Written problem: Retype word for word the first line of the listing and each line after it up to the line with "lot1_sd_08 = [0.0, 0.028, 0.013, 0.068]", with the pictures taken out.
* Start Source data *
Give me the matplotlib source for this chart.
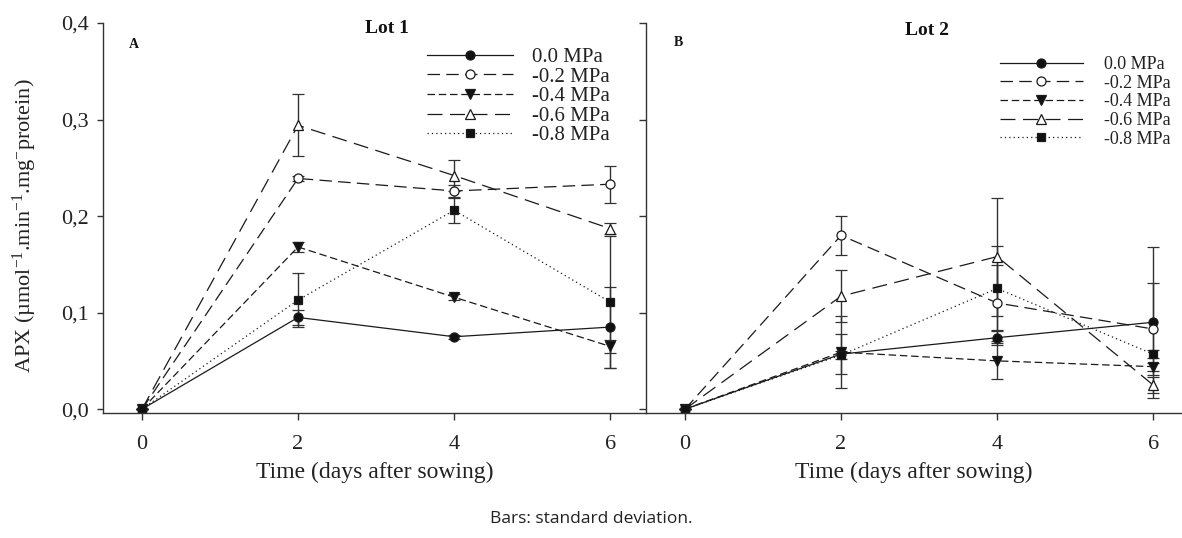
import matplotlib
matplotlib.use("Agg")
import matplotlib.pyplot as plt
from matplotlib.ticker import FixedLocator, FuncFormatter

plt.rcParams['font.family'] = ['Liberation Serif', 'DejaVu Serif']
plt.rcParams['mathtext.fontset'] = 'custom'
plt.rcParams['mathtext.rm'] = 'Liberation Serif'
plt.rcParams['mathtext.it'] = 'Liberation Serif:italic'
plt.rcParams['mathtext.bf'] = 'Liberation Serif:bold'

days = [0, 2, 4, 6]
labels = ['0.0 MPa', '-0.2 MPa', '-0.4 MPa', '-0.6 MPa', '-0.8 MPa']

lot1_00 = [0.0, 0.095, 0.075, 0.085]
lot1_02 = [0.0, 0.239, 0.226, 0.233]
lot1_04 = [0.0, 0.168, 0.116, 0.065]
lot1_06 = [0.0, 0.294, 0.242, 0.187]
lot1_08 = [0.0, 0.113, 0.206, 0.111]
lot1_sd_00 = [0.0, 0.008, 0.002, 0.042]
lot1_sd_02 = [0.0, 0.003, 0.006, 0.019]
lot1_sd_04 = [0.0, 0.005, 0.003, 0.007]
lot1_sd_06 = [0.0, 0.032, 0.016, 0.006]
lot1_sd_08 = [0.0, 0.028, 0.013, 0.068]

lot2_00 = [0.0, 0.057, 0.074, 0.090]
lot2_02 = [0.0, 0.180, 0.110, 0.083]
lot2_04 = [0.0, 0.059, 0.050, 0.044]
lot2_06 = [0.0, 0.117, 0.158, 0.025]
lot2_08 = [0.0, 0.056, 0.125, 0.057]
lot2_sd_00 = [0.0, 0.021, 0.008, 0.078]
lot2_sd_02 = [0.0, 0.020, 0.039, 0.048]
lot2_sd_04 = [0.0, 0.037, 0.019, 0.004]
lot2_sd_06 = [0.0, 0.027, 0.061, 0.008]
lot2_sd_08 = [0.0, 0.004, 0.044, 0.004]

yticks = [0.0, 0.1, 0.2, 0.3, 0.4]
xticks = [0, 2, 4, 6]

styles = [
    dict(marker='o', mfc='#111111', dashes=None, ms=6.5),
    dict(marker='o', mfc='white', dashes=(10, 5), ms=6.5),
    dict(marker='v', mfc='#111111', dashes=(6, 3), ms=6.5),
    dict(marker='^', mfc='white', dashes=(12, 6), ms=6.5),
    dict(marker='s', mfc='#111111', dashes=(1, 2.5), ms=5.5),
]

col = '#1a1a1a'
fig = plt.figure(figsize=(11.82, 5.38), dpi=100)
ax1 = fig.add_axes([103/1182, 1-413/538, 543/1182, 390/538])
ax2 = fig.add_axes([646/1182, 1-413/538, 536/1182, 390/538])
ax1.patch.set_visible(False)
ax2.patch.set_visible(False)

def draw(ax, means, sds):
    handles = []
    for m, s, st, lab in zip(means, sds, styles, labels):
        eb = ax.errorbar(days, m, yerr=s, color=col, lw=0.9, marker=st['marker'],
                         mfc=st['mfc'], mec=col, mew=0.9, ms=st['ms'],
                         ecolor='#333333', elinewidth=1.0, capsize=4, capthick=1.0,
                         label=lab)
        line = eb.lines[0]
        if st['dashes'] is not None:
            line.set_dashes(st['dashes'])
        handles.append(line)
    return handles

h1 = draw(ax1, [lot1_00, lot1_02, lot1_04, lot1_06, lot1_08],
          [lot1_sd_00, lot1_sd_02, lot1_sd_04, lot1_sd_06, lot1_sd_08])
h2 = draw(ax2, [lot2_00, lot2_02, lot2_04, lot2_06, lot2_08],
          [lot2_sd_00, lot2_sd_02, lot2_sd_04, lot2_sd_06, lot2_sd_08])

fmt = FuncFormatter(lambda v, p: f"{v:.1f}".replace('.', ','))
for ax in (ax1, ax2):
    ax.set_ylim(-0.004, 0.4)
    ax.xaxis.set_major_locator(FixedLocator(xticks))
    ax.yaxis.set_major_locator(FixedLocator(yticks))
    ax.spines['top'].set_visible(False)
    for sp in ax.spines.values():
        sp.set_color('#333333')
        sp.set_linewidth(1.0)
    ax.tick_params(axis='x', direction='out', length=5, width=1.0, colors='#333333',
                   labelcolor='#222222', labelsize=16, pad=11)
    ax.set_xlabel('Time (days after sowing)', fontsize=17, color='#222222', labelpad=5.5)

ax1.set_xlim(-0.5, 6.46)
ax2.set_xlim(-0.5, 6.37)

ax1.yaxis.set_major_formatter(fmt)
ax1.tick_params(axis='y', which='both', direction='out', length=4, width=1.0,
                colors='#333333', labelcolor='#222222', labelsize=16, pad=6)
ax1.tick_params(axis='y', right=True, labelright=False)
for t in ax1.yaxis.get_major_ticks():
    t.tick2line.set_markersize(5)
    t.tick2line.set_marker(matplotlib.lines.TICKLEFT)
ax1.set_ylabel('APX (µmol$^{-1}$.min$^{-1}$.mg$^{-}$protein)', fontsize=16,
               color='#222222', labelpad=16)
ax1.yaxis.label.set_y(0.48)

ax2.spines['left'].set_visible(False)
ax2.spines['right'].set_visible(False)
ax2.tick_params(axis='y', left=False, labelleft=False)

ax1.text(0.523, 0.985, 'Lot 1', transform=ax1.transAxes, ha='center', va='center',
         fontsize=14, fontweight='bold', color='#111111')
ax2.text(0.524, 0.98, 'Lot 2', transform=ax2.transAxes, ha='center', va='center',
         fontsize=14, fontweight='bold', color='#111111')
ax1.text(0.057, 0.944, 'A', transform=ax1.transAxes, ha='center', va='center',
         fontsize=10, fontweight='bold', color='#111111')
ax2.text(0.06, 0.951, 'B', transform=ax2.transAxes, ha='center', va='center',
         fontsize=10, fontweight='bold', color='#111111')

ax1.legend(h1, labels, loc='upper left', bbox_to_anchor=(0.597, 0.937), frameon=False,
           fontsize=15, handlelength=4.1, handletextpad=0.95, labelspacing=0.0,
           borderpad=0, borderaxespad=0, labelcolor='#222222')
ax2.legend(h2, labels, loc='upper left', bbox_to_anchor=(0.660, 0.915), frameon=False,
           fontsize=13, handlelength=4.6, handletextpad=1.15, labelspacing=0.09,
           borderpad=0, borderaxespad=0, labelcolor='#222222')

fig.text(0.5, 1-519/538, 'Bars: standard deviation.', ha='center', va='center',
         fontsize=12.5, family='Open Sans', color='#222222')

fig.savefig('out.png', dpi=100)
* End Source data *
Result for this task:
Give me the matplotlib source for this chart.
import matplotlib
matplotlib.use("Agg")
import matplotlib.pyplot as plt
from matplotlib.ticker import FixedLocator, FuncFormatter

plt.rcParams['font.family'] = ['Liberation Serif', 'DejaVu Serif']
plt.rcParams['mathtext.fontset'] = 'custom'
plt.rcParams['mathtext.rm'] = 'Liberation Serif'
plt.rcParams['mathtext.it'] = 'Liberation Serif:italic'
plt.rcParams['mathtext.bf'] = 'Liberation Serif:bold'

days = [0, 2, 4, 6]
labels = ['0.0 MPa', '-0.2 MPa', '-0.4 MPa', '-0.6 MPa', '-0.8 MPa']

lot1_00 = [0.0, 0.095, 0.075, 0.085]
lot1_02 = [0.0, 0.239, 0.226, 0.233]
lot1_04 = [0.0, 0.168, 0.116, 0.065]
lot1_06 = [0.0, 0.294, 0.242, 0.187]
lot1_08 = [0.0, 0.113, 0.206, 0.111]
lot1_sd_00 = [0.0, 0.008, 0.002, 0.042]
lot1_sd_02 = [0.0, 0.003, 0.006, 0.019]
lot1_sd_04 = [0.0, 0.005, 0.003, 0.007]
lot1_sd_06 = [0.0, 0.032, 0.016, 0.006]
lot1_sd_08 = [0.0, 0.028, 0.013, 0.068]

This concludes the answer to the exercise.